> [What the exercise asks]: Pictures stay out of this copy, which runs from the first line of the material through the line containing "width=bar_w, color=DARK, zorder=2)".

[Provided entries start]

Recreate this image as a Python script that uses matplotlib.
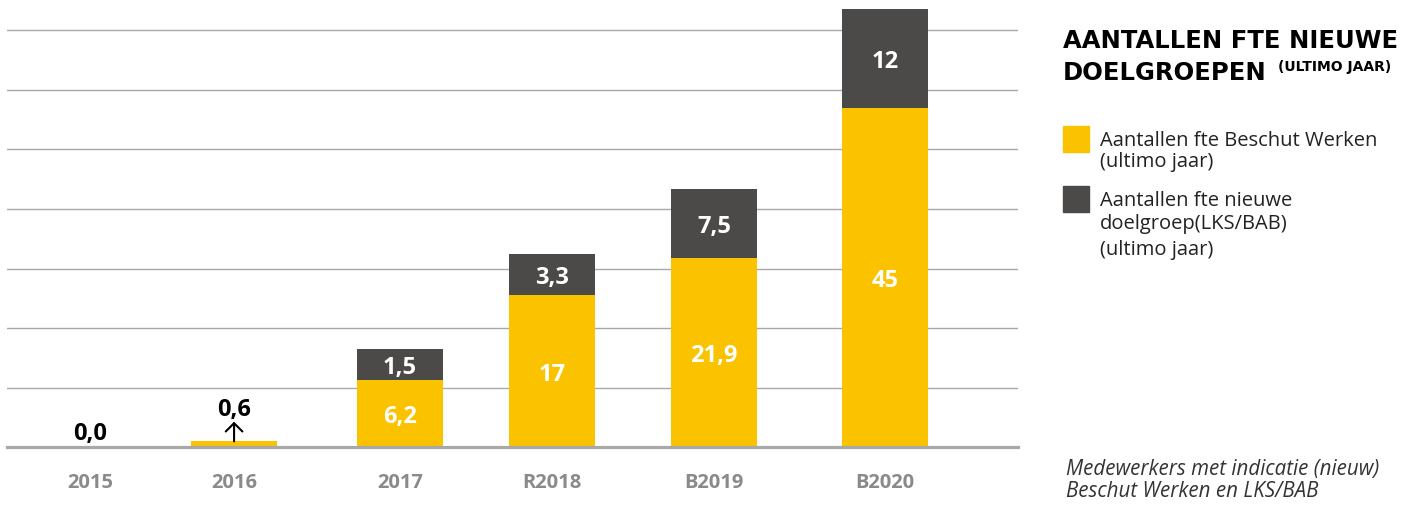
import matplotlib
matplotlib.use("Agg")
import matplotlib.pyplot as plt
from matplotlib.patches import Rectangle

# ---- data (bar heights as drawn, in grid units; labels as printed) ----
categories = ["2015", "2016", "2017", "R2018", "B2019", "B2020"]
beschut_heights = [0.0, 1.0, 11.3, 25.5, 31.8, 57.0]
nieuw_heights = [0.0, 0.0, 5.2, 7.0, 11.6, 16.6]
beschut_labels = ["", "", "6,2", "17", "21,9", "45"]
nieuw_labels = ["", "", "1,5", "3,3", "7,5", "12"]
outside_labels = ["0,0", "0,6", "", "", "", ""]
grid_values = [10, 20, 30, 40, 50, 60, 70]

# ---- layout ----
x_pos = [0.0, 0.906, 1.95, 2.906, 3.925, 5.0]
bar_w = 0.541
YELLOW = "#FBC200"
DARK = "#4B4A48"
GRID = "#A8A8A8"
FONT = "Open Sans"
TITLE_FONT = "DejaVu Sans"

W, H = 1417, 506
fig = plt.figure(figsize=(W / 100, H / 100), dpi=100)
ax_left, ax_right = 7 / W, 1018 / W
ax_bottom = 1 - 448.3 / H
ax = fig.add_axes([ax_left, ax_bottom, ax_right - ax_left, 1 - ax_bottom])
ax.set_xlim(-0.522, 5.836)
ax.set_ylim(0, 448.3 / 5.957)
ax.axis("off")

for g in grid_values:
    ax.axhline(g, color=GRID, lw=1.0, zorder=0)
ax.axhline(0, color=GRID, lw=2.3, zorder=3, clip_on=False)

ax.bar(x_pos, beschut_heights, width=bar_w, color=YELLOW, zorder=2)
ax.bar(x_pos, nieuw_heights, bottom=beschut_heights, width=bar_w, color=DARK, zorder=2)

val_kw = dict(ha="center", va="center", fontsize=17, fontweight="bold", family=FONT)
for i, x in enumerate(x_pos):
    b, n = beschut_heights[i], nieuw_heights[i]
    if beschut_labels[i]:
        ax.text(x, b / 2 - 0.4, beschut_labels[i], color="white", zorder=4, **val_kw)
    if nieuw_labels[i]:
        ax.text(x, b + n / 2 - 0.4, nieuw_labels[i], color="white", zorder=4, **val_kw)
    ax.text(x, -5.8, categories[i], ha="center", va="center", color="#8A8A8A",
            fontsize=14.5, fontweight="bold", family=FONT, clip_on=False)

# outside labels
ax.text(x_pos[0], 2.4, outside_labels[0], color="black", **val_kw)
ax.annotate("", xy=(x_pos[1], 4.3), xytext=(x_pos[1], beschut_heights[1]),
            arrowprops=dict(arrowstyle="->,head_length=0.3,head_width=0.3",
                            color="black", lw=1.5,
                            shrinkA=0, shrinkB=0, mutation_scale=20), zorder=4)
ax.text(x_pos[1], 6.4, outside_labels[1], color="black", **val_kw)


def fy(py):
    return 1 - py / H


# ---- title ----
fig.text(1063 / W, fy(41), "AANTALLEN FTE NIEUWE", ha="left", va="center",
         fontsize=17.5, fontweight="bold", family=TITLE_FONT, color="black")
fig.text(1063 / W, fy(73), "DOELGROEPEN", ha="left", va="center",
         fontsize=17.5, fontweight="bold", family=TITLE_FONT, color="black")
fig.text(1278 / W, fy(67), "(ULTIMO JAAR)", ha="left", va="center",
         fontsize=10, fontweight="bold", family=TITLE_FONT, color="black")

# ---- legend ----
fig.patches.append(Rectangle((1063 / W, fy(153)), 26 / W, 26 / H, color=YELLOW,
                             transform=fig.transFigure, figure=fig))
fig.patches.append(Rectangle((1063 / W, fy(213)), 26 / W, 26 / H, color=DARK,
                             transform=fig.transFigure, figure=fig))
leg_kw = dict(ha="left", va="center", fontsize=14.5, family=FONT, color="#222222")
fig.text(1100 / W, fy(141), "Aantallen fte Beschut Werken", **leg_kw)
fig.text(1100 / W, fy(162), "(ultimo jaar)", **leg_kw)
fig.text(1100 / W, fy(201), "Aantallen fte nieuwe", **leg_kw)
fig.text(1100 / W, fy(224), "doelgroep(LKS/BAB)", **leg_kw)
fig.text(1100 / W, fy(250), "(ultimo jaar)", **leg_kw)

# ---- footnote ----
foot_kw = dict(ha="left", va="center", fontsize=14.8, family=FONT, style="italic",
               color="#333333")
fig.text(1066 / W, fy(470), "Medewerkers met indicatie (nieuw)", **foot_kw)
fig.text(1066 / W, fy(492), "Beschut Werken en LKS/BAB", **foot_kw)

fig.savefig("out.png", dpi=100)
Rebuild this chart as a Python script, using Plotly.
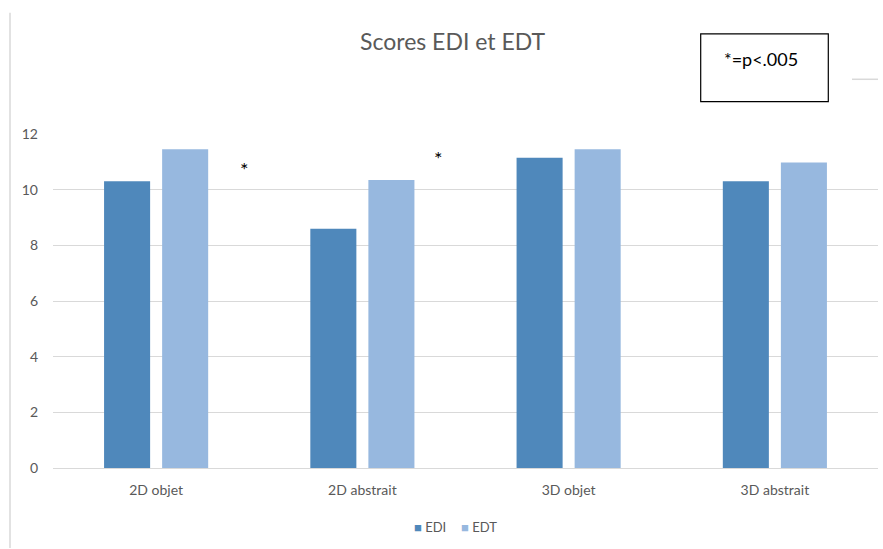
import plotly.graph_objects as go

# Data
categories = ["2D objet", "2D abstrait", "3D objet", "3D abstrait"]
edi_scores = [10.3, 8.6, 11.15, 10.3]
edt_scores = [11.45, 10.35, 11.45, 10.98]
series_names = ["EDI", "EDT"]
y_ticks = [0, 2, 4, 6, 8, 10, 12]

# significance markers placed between groups (category index, score)
sig_x = [0.43, 1.37]
sig_y = [10.75, 11.15]

EDI_COLOR = "#4F88BB"
EDT_COLOR = "#97B8DF"
GRID = "#D9D9D9"
TEXT = "#595959"
FONT = "Lato, Open Sans, sans-serif"

W, H = 883, 549
L, R, T, B = 53, 5, 133.5, 81
PW, PH = W - L - R, H - T - B


def px(x):
    return (x - L) / PW


def py(y):
    return (H - B - y) / PH


fig = go.Figure()
fig.add_trace(go.Bar(x=categories, y=edi_scores, name=series_names[0],
                     marker=dict(color=EDI_COLOR, line=dict(width=0)),
                     showlegend=False))
fig.add_trace(go.Bar(x=categories, y=edt_scores, name=series_names[1],
                     marker=dict(color=EDT_COLOR, line=dict(width=0)),
                     showlegend=False))

annotations = [
    dict(text="Scores EDI et EDT", x=px(452), y=py(40), xref="paper", yref="paper",
         showarrow=False, font=dict(family=FONT, size=23, color=TEXT),
         xanchor="center", yanchor="middle"),
    dict(text="*=p<.005", x=px(761), y=py(58), xref="paper", yref="paper",
         showarrow=False, font=dict(family=FONT, size=18, color="black"),
         xanchor="center", yanchor="middle"),
    dict(text=f'<span style="color:{EDI_COLOR}">■</span> {series_names[0]}',
         x=px(412), y=py(527), xref="paper", yref="paper", showarrow=False,
         font=dict(family=FONT, size=13, color=TEXT), xanchor="left", yanchor="middle"),
    dict(text=f'<span style="color:{EDT_COLOR}">■</span> {series_names[1]}',
         x=px(459), y=py(527), xref="paper", yref="paper", showarrow=False,
         font=dict(family=FONT, size=13, color=TEXT), xanchor="left", yanchor="middle"),
]
for sx, sy in zip(sig_x, sig_y):
    annotations.append(dict(text="*", x=sx, y=sy, xref="x", yref="y", showarrow=False,
                            font=dict(family=FONT, size=20, color="black"),
                            xanchor="center", yanchor="middle"))

shapes = [
    # p-value note box
    dict(type="rect", xref="paper", yref="paper", x0=px(700.7), x1=px(828.3),
         y0=py(101), y1=py(33.3), line=dict(color="black", width=1.2)),
    # chart-area frame remnants
    dict(type="line", xref="paper", yref="paper", x0=px(10), x1=px(10),
         y0=py(12), y1=py(548), line=dict(color=GRID, width=1.5)),
    dict(type="line", xref="paper", yref="paper", x0=px(852), x1=px(878),
         y0=py(78.7), y1=py(78.7), line=dict(color=GRID, width=1.5)),
]

fig.update_layout(
    width=W, height=H,
    margin=dict(l=L, r=R, t=T, b=B, pad=0),
    paper_bgcolor="white", plot_bgcolor="white",
    barmode="group", bargap=0.437, bargroupgap=0.207,
    font=dict(family=FONT, size=14, color=TEXT),
    annotations=annotations, shapes=shapes,
    showlegend=False,
)
fig.update_xaxes(showgrid=False, showline=True, linecolor=GRID, linewidth=1,
                 ticks="", tickfont=dict(family=FONT, size=14, color=TEXT),
                 ticklabelstandoff=9)
fig.update_yaxes(range=[0, 12], tickvals=y_ticks, showgrid=True, gridcolor=GRID,
                 gridwidth=1, zeroline=False, showline=False, ticks="",
                 tickfont=dict(family=FONT, size=14, color=TEXT),
                 ticklabelstandoff=14)

fig.write_html("out.html")
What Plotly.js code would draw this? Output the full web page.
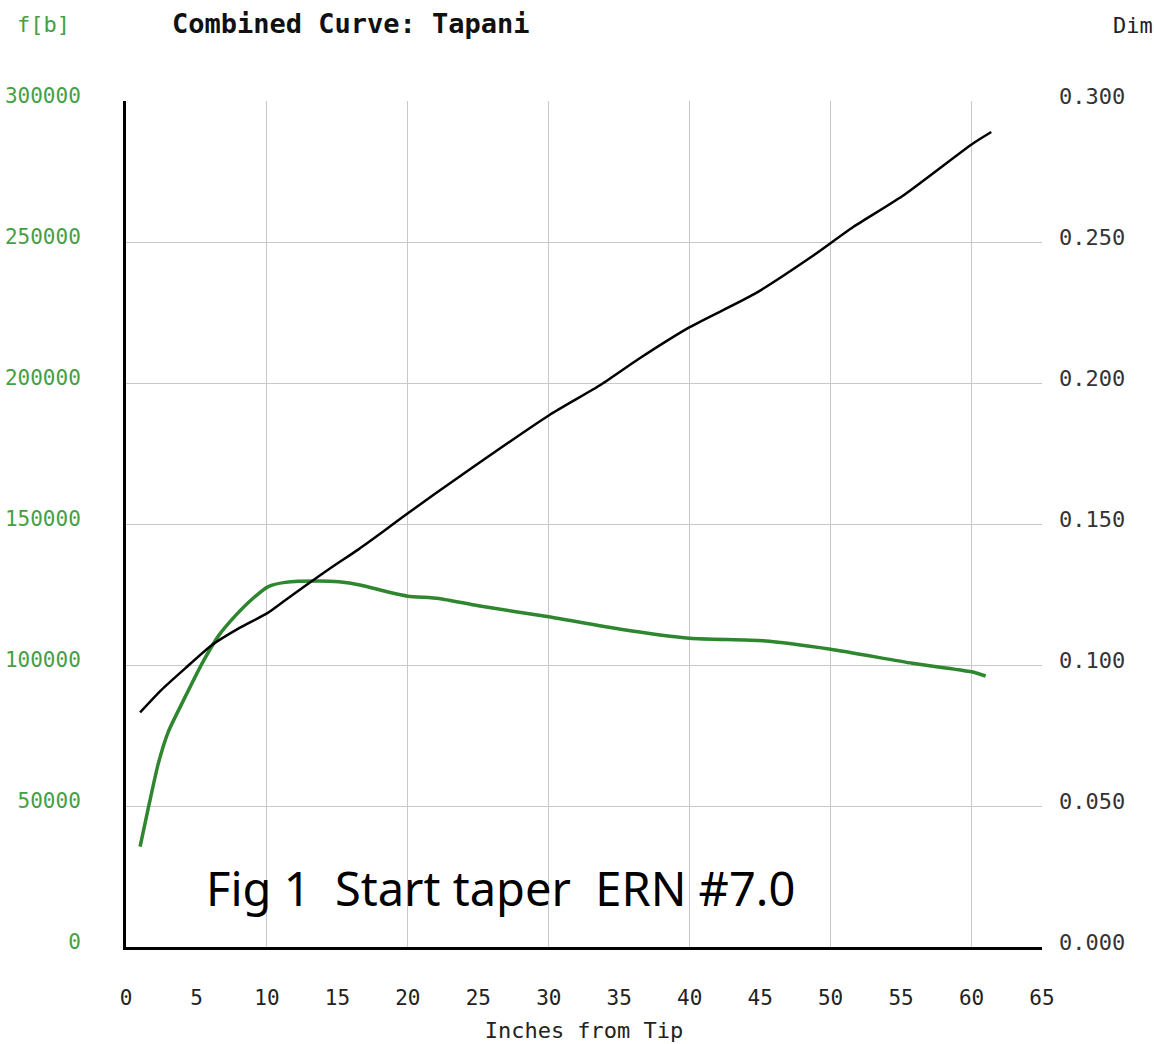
<!DOCTYPE html>
<html>
<head>
<meta charset="utf-8">
<script src="https://cdn.plot.ly/plotly-3.0.1.min.js"></script>
<style>
  html, body { margin: 0; padding: 0; background: #ffffff; }
  #chart { width: 1154px; height: 1044px; }
</style>
</head>
<body>
<div id="chart"></div>
<script>
// Force curve f[b] (left axis)
const forceX = [1.0, 1.6, 2.3, 3.0, 4.2, 5.4, 6.6, 7.8, 9.0, 10.1, 11.3, 13.7, 15.1, 16.6, 18.5, 20.0, 22.2, 25.0, 30.0, 35.1, 40.0, 45.2, 50.0, 55.8, 60.0, 61.0];
const forceY = [35600, 49700, 65200, 76300, 88700, 100600, 110600, 117700, 123600, 127800, 129300, 129800, 129500, 128400, 126000, 124400, 123600, 121000, 117100, 112700, 109500, 108600, 105600, 100600, 97600, 96100];

// Dimension curve Dim (right axis)
const dimX = [1.0, 2.5, 4.2, 6.1, 8.0, 10.0, 11.3, 12.8, 14.7, 16.5, 18.3, 20.0, 23.6, 30.0, 33.6, 36.4, 40.0, 44.6, 48.8, 51.6, 55.1, 60.0, 61.4];
const dimY = [0.0832, 0.0911, 0.0988, 0.1071, 0.1130, 0.1183, 0.1230, 0.1284, 0.1350, 0.1410, 0.1475, 0.1538, 0.1666, 0.1885, 0.1991, 0.2086, 0.2198, 0.2316, 0.2453, 0.2553, 0.2663, 0.2846, 0.2890];

const chartTitle = "Combined Curve: Tapani";
const leftLabel = "f[b]";
const rightLabel = "Dim";
const xTitle = "Inches from Tip";
const noteText = "Fig 1  Start taper  ERN #7.0";

const mono = "DejaVu Sans Mono, Liberation Mono, monospace";

const traces = [
  {
    x: forceX, y: forceY, xaxis: 'x', yaxis: 'y',
    type: 'scatter', mode: 'lines',
    line: { color: '#2e862e', width: 3.5, shape: 'spline', smoothing: 0.6 },
    hoverinfo: 'skip', showlegend: false
  },
  {
    x: dimX, y: dimY, xaxis: 'x2', yaxis: 'y2',
    type: 'scatter', mode: 'lines',
    line: { color: '#000000', width: 2.5, shape: 'spline', smoothing: 0.6 },
    hoverinfo: 'skip', showlegend: false
  }
];

const layout = {
  width: 1154, height: 1044,
  margin: { l: 126, r: 112, t: 101, b: 97 },
  paper_bgcolor: '#ffffff', plot_bgcolor: '#ffffff',
  showlegend: false,
  title: {
    text: '<b>' + chartTitle + '</b>',
    font: { family: mono, size: 27, color: '#111111' },
    xref: 'container', yref: 'container',
    x: 172 / 1154, xanchor: 'left',
    y: 1 - 24 / 1044, yanchor: 'middle'
  },
  xaxis: {
    range: [0, 65], dtick: 5, tick0: 0,
    showgrid: false, zeroline: false,
    showline: true, linecolor: '#000000', linewidth: 3,
    ticks: '', ticklabelstandoff: 30,
    tickfont: { family: mono, size: 21, color: '#222222' },
    title: { text: xTitle, font: { family: mono, size: 22, color: '#222222' }, standoff: 14 }
  },
  xaxis2: {
    range: [0, 65], dtick: 10, tick0: 0, overlaying: 'x', anchor: 'y2',
    showgrid: true, gridcolor: '#c8c8c8', gridwidth: 1,
    showticklabels: false, zeroline: false, showline: false, ticks: ''
  },
  yaxis: {
    range: [0, 300000], dtick: 50000, tick0: 0,
    tickformat: 'd',
    showgrid: true, gridcolor: '#c8c8c8', gridwidth: 1,
    zeroline: false,
    showline: true, linecolor: '#000000', linewidth: 3,
    ticks: '', ticklabelstandoff: 38, ticklabelshift: -5,
    tickfont: { family: mono, size: 21, color: '#45a045' }
  },
  yaxis2: {
    range: [0, 0.3], dtick: 0.05, tick0: 0,
    tickformat: '.3f',
    overlaying: 'y', side: 'right', anchor: 'x2',
    showgrid: false, zeroline: false, showline: false,
    ticks: '', ticklabelstandoff: 16, ticklabelshift: -5,
    tickfont: { family: mono, size: 22, color: '#333333' }
  },
  annotations: [
    {
      text: leftLabel, xref: 'paper', yref: 'paper',
      x: (15 - 126) / 916, xanchor: 'left',
      y: (947 - 24) / 846, yanchor: 'middle',
      showarrow: false,
      font: { family: mono, size: 22, color: '#45a045' }
    },
    {
      text: rightLabel, xref: 'paper', yref: 'paper',
      x: (1111 - 126) / 916, xanchor: 'left',
      y: (947 - 25) / 846, yanchor: 'middle',
      showarrow: false,
      font: { family: mono, size: 22, color: '#222222' }
    },
    {
      text: noteText, xref: 'x', yref: 'y',
      x: 26.6, y: 21000, xanchor: 'center', yanchor: 'middle',
      showarrow: false,
      font: { family: 'Noto Sans, DejaVu Sans, sans-serif', size: 47, color: '#000000' }
    }
  ]
};

Plotly.newPlot('chart', traces, layout, { staticPlot: true, displayModeBar: false });
</script>
</body>
</html>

[Provided entries end]

> [In response]:
Recreate this image as a Python script that uses matplotlib.
import matplotlib
matplotlib.use("Agg")
import matplotlib.pyplot as plt
from matplotlib.patches import Rectangle

# ---- data (bar heights as drawn, in grid units; labels as printed) ----
categories = ["2015", "2016", "2017", "R2018", "B2019", "B2020"]
beschut_heights = [0.0, 1.0, 11.3, 25.5, 31.8, 57.0]
nieuw_heights = [0.0, 0.0, 5.2, 7.0, 11.6, 16.6]
beschut_labels = ["", "", "6,2", "17", "21,9", "45"]
nieuw_labels = ["", "", "1,5", "3,3", "7,5", "12"]
outside_labels = ["0,0", "0,6", "", "", "", ""]
grid_values = [10, 20, 30, 40, 50, 60, 70]

# ---- layout ----
x_pos = [0.0, 0.906, 1.95, 2.906, 3.925, 5.0]
bar_w = 0.541
YELLOW = "#FBC200"
DARK = "#4B4A48"
GRID = "#A8A8A8"
FONT = "Open Sans"
TITLE_FONT = "DejaVu Sans"

W, H = 1417, 506
fig = plt.figure(figsize=(W / 100, H / 100), dpi=100)
ax_left, ax_right = 7 / W, 1018 / W
ax_bottom = 1 - 448.3 / H
ax = fig.add_axes([ax_left, ax_bottom, ax_right - ax_left, 1 - ax_bottom])
ax.set_xlim(-0.522, 5.836)
ax.set_ylim(0, 448.3 / 5.957)
ax.axis("off")

for g in grid_values:
    ax.axhline(g, color=GRID, lw=1.0, zorder=0)
ax.axhline(0, color=GRID, lw=2.3, zorder=3, clip_on=False)

ax.bar(x_pos, beschut_heights, width=bar_w, color=YELLOW, zorder=2)
ax.bar(x_pos, nieuw_heights, bottom=beschut_heights, width=bar_w, color=DARK, zorder=2)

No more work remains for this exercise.